There are few paintings that produce as precisely what I would call "the feeling of a perception," an illusion of course. And we remember that illusion is painting. The artist forces us to reconsider illusion as a subject. The last time I felt this so distinctly was in front of a Gerhard Richter.
Before diving into more analytical considerations, let’s pause on the technique. It is close to photographic hyperrealism but without using any of its classic tricks. It took me a long time to understand how Clara Bryon achieves this retinal film, this surface, so soft, smooth, and blurred—but not too much—bright and slick, yet elusive. It’s a surface on which our eye has to focus, escapes, returns, blinks in blindness, and then lets itself be bathed by the light, at the end of the tunnel or the abyss.
Layers of preparation, oil, glazes, a monument of mineral work. Pigments with medium on top of pigments with medium gradually building steps, walls, slabs, angles, rooms—a work of art. Clara Bryon is trained in architecture. Her way of painting is unique in an era of great uniformity of style, especially in technique. If I had to find an equivalent, it would be in the direction of Seurat the draftsman. I am aware of the contradiction, but look and you'll see.
Those steps, those walls, those slabs, those corners, those angles, those corners of rooms—yes, they appear and give us this visual pleasure, but there’s something else going on. And although we are venturing into a more subjective direction, I think many people feel this in front of her works: the impression of revisiting a fleeting memory, a precise moment lived in time, whether distant past or future. Like something buried that resurfaces for an instant. Light as a temporal transport—an obvious pleonasm.
Perhaps a childhood memory, where we are close to the ground. Perhaps a moment when the beauty of the world struck us for the first time. Or perhaps lying on a hard floor, something more terrible is happening, and we cling to this ray of light...
The titles are both descriptive and poetic ("Pink stones and worn step, unknown architect somewhere in Italy"), extending the work rather than naming it. The notion of figuration or abstraction doesn’t interest me, and as Frank Stella said: "Abstraction can afford anything, even the luxury of figuration." Clara Bryon’s paintings seem to walk that fine line, but that’s not their strength in my opinion.

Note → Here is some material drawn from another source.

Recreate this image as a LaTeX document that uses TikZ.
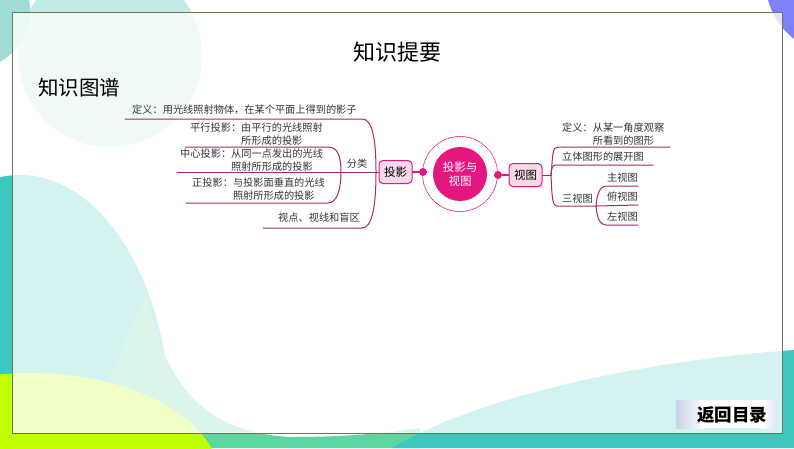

Instead, the absence of the human figure (though the environment is mostly shaped by humanity) and the chromatic power bring them into resonance with the chromatic virtuosity of Rothko, Ryman, or Reinhardt. And maybe, like these artists, it's on the spiritual side that we must define the impression that remains with us when we leave her exhibition.